Robert Lewin, the director for Santa Barbara County’s Office of Emergency Management, says the 2015 spill provided several lessons.

“We needed to do a good job of incorporating the non-governmental organizations through our command, we needed to better utilize volunteers more quickly and we needed to better utilize our local resources immediately on the incident,” Lewin said.

Moving forward, he says equal footing between federal and state governments is key. In the meantime, an updated response plan is in the works and should be completed this fall.

“That plan is going to be focused more on what we can do immediately after an oil spill locally so that we’re not having any delays in our response,” Lewin said.

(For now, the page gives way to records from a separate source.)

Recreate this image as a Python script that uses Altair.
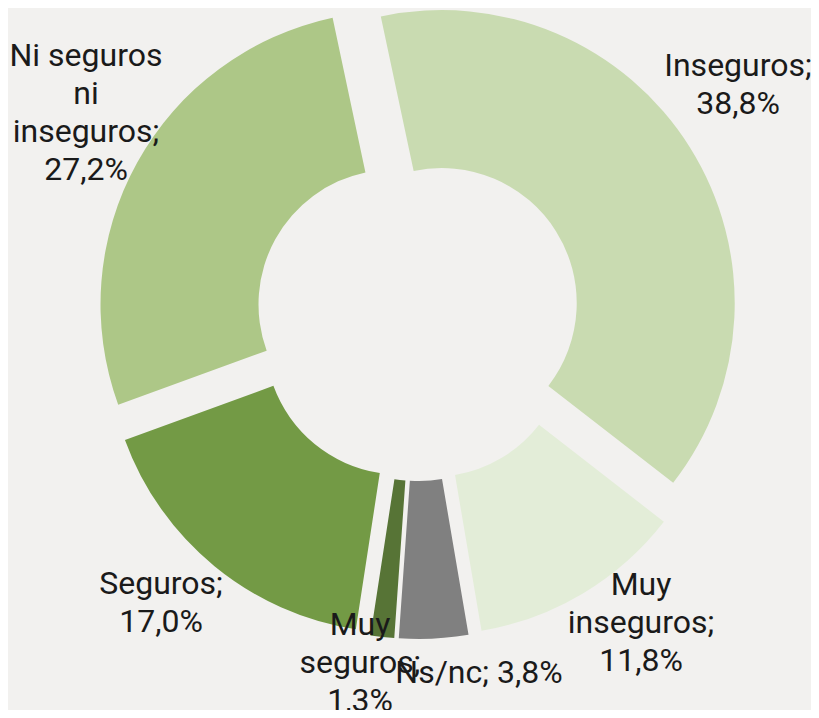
import math
import altair as alt
import pandas as pd

# ---- data ----
categories = ["Inseguros", "Muy inseguros", "Ns/nc", "Muy seguros", "Seguros",
              "Ni seguros ni inseguros"]
values = [38.8, 11.8, 3.8, 1.3, 17.0, 27.2]
labels = ["Inseguros;\n38,8%", "Muy\ninseguros;\n11,8%", "Ns/nc; 3,8%",
          "Muy\nseguros;\n1,3%", "Seguros;\n17,0%", "Ni seguros\nni\ninseguros;\n27,2%"]

# ---- style / layout ----
colors = ["#c9dbb1", "#e3edd8", "#808080", "#577436", "#739a45", "#adc787"]
label_x = [730, 633, 471, 352, 153, 78]
label_y = [68, 587, 675, 627, 586, 58]
CX, CY = 410, 310
EXPLODE = 28
START = -12 * math.pi / 180
R_OUT, R_IN = 293, 135
W, H = 803, 702
BG = "#f2f1ef"

df = pd.DataFrame({
    "category": categories,
    "value": values,
    "label": labels,
    "order": list(range(len(categories))),
    "lx": label_x,
    "ly": label_y,
})

base = alt.Chart(df)

arcs = (
    base.transform_window(cum="sum(value)", sort=[alt.SortField("order")], frame=[None, 0])
    .transform_joinaggregate(total="sum(value)")
    .transform_calculate(
        t0=f"{START} + 2*PI*(datum.cum - datum.value)/datum.total",
        t1=f"{START} + 2*PI*datum.cum/datum.total",
    )
    .transform_calculate(mid="(datum.t0 + datum.t1)/2")
    .transform_calculate(
        px=f"{CX} + {EXPLODE}*sin(datum.mid)",
        py=f"{CY} - {EXPLODE}*cos(datum.mid)",
    )
    .mark_arc(innerRadius=R_IN, outerRadius=R_OUT, stroke=None)
    .encode(
        x=alt.X("px:Q", scale=None, axis=None),
        y=alt.Y("py:Q", scale=None, axis=None),
        theta=alt.Theta("t0:Q", scale=None, stack=False),
        theta2="t1:Q",
        color=alt.Color("category:N",
                        scale=alt.Scale(domain=categories, range=colors),
                        legend=None),
    )
)

texts = base.mark_text(
    font="Roboto", fontSize=32, lineBreak="\n", lineHeight=38,
    align="center", baseline="alphabetic", color="#1a1a1a",
).encode(
    x=alt.X("lx:Q", scale=None, axis=None),
    y=alt.Y("ly:Q", scale=None, axis=None),
    text="label:N",
)

chart = (
    alt.layer(arcs, texts)
    .properties(width=W, height=H, padding=0, background=BG,
                autosize=alt.AutoSizeParams(type="none"))
    .configure_view(stroke=None)
)

chart.save("out.html", embed_options={"renderer": "svg", "actions": False})
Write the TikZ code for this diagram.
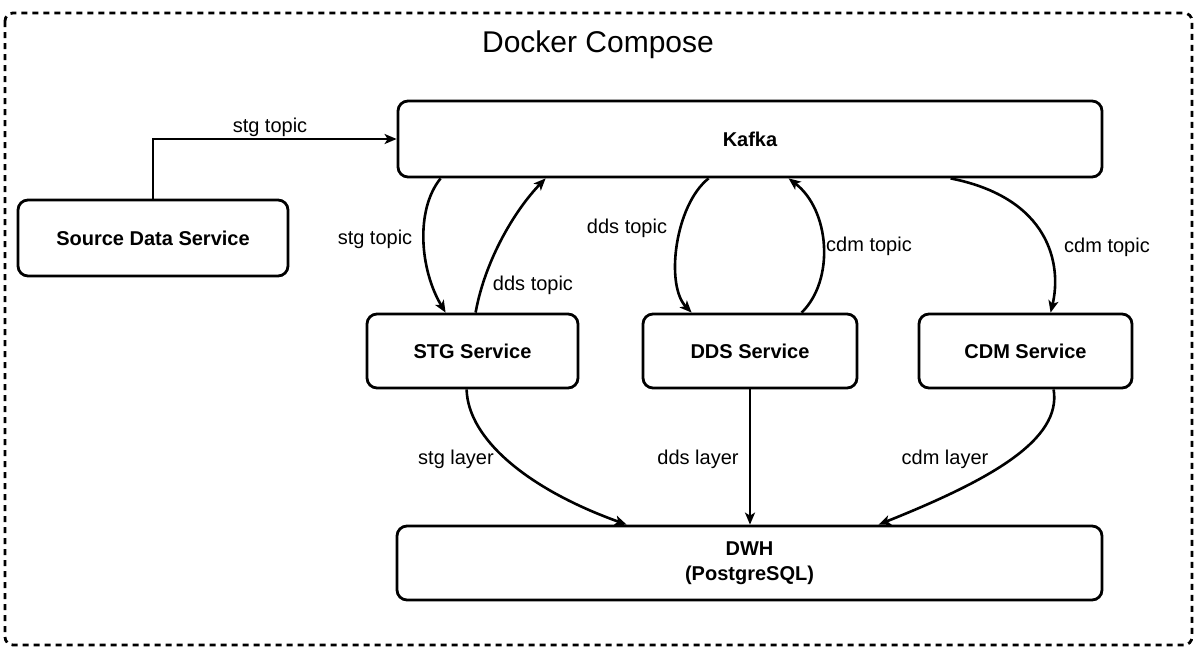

KSBY reached out to Plains All American Pipeline for comment on their plans to rebuild the stretch of pipeline that failed in 2015 but was directed to a website with details on their plans. According to that website, if that line is rebuilt, “49 shutoff valves will be included along the route of the pipelines, more than twice as many as the previous system.”

California Sen. Hannah-Beth Jackson is a proponent for alternative energy sources. She recently authored SB8-34 in response to the Trump Administration’s plans to open coastal waters to drilling.

“It prohibits them from agreeing to any expansion of the infrastructure necessary to transport that oil, so no new pipelines, no extended or expanded pipelines,” Jackson said.

If the new pipeline is approved, which Jackson doesn’t support, she wants there to be more testing on the pipelines.

Since the spill, the United States Coast Guard Sector Los Angeles-Long Beach also made changes. According to an official with the agency, additional civilians were brought on to the Area Committee that would organize an effective response in the wake of another spill.

The criminal trial against Plains All American Pipeline is underway in Santa Barbara Superior Court. The company faces a 15-count indictment that includes three felonies. The trial is expected to last two to three months.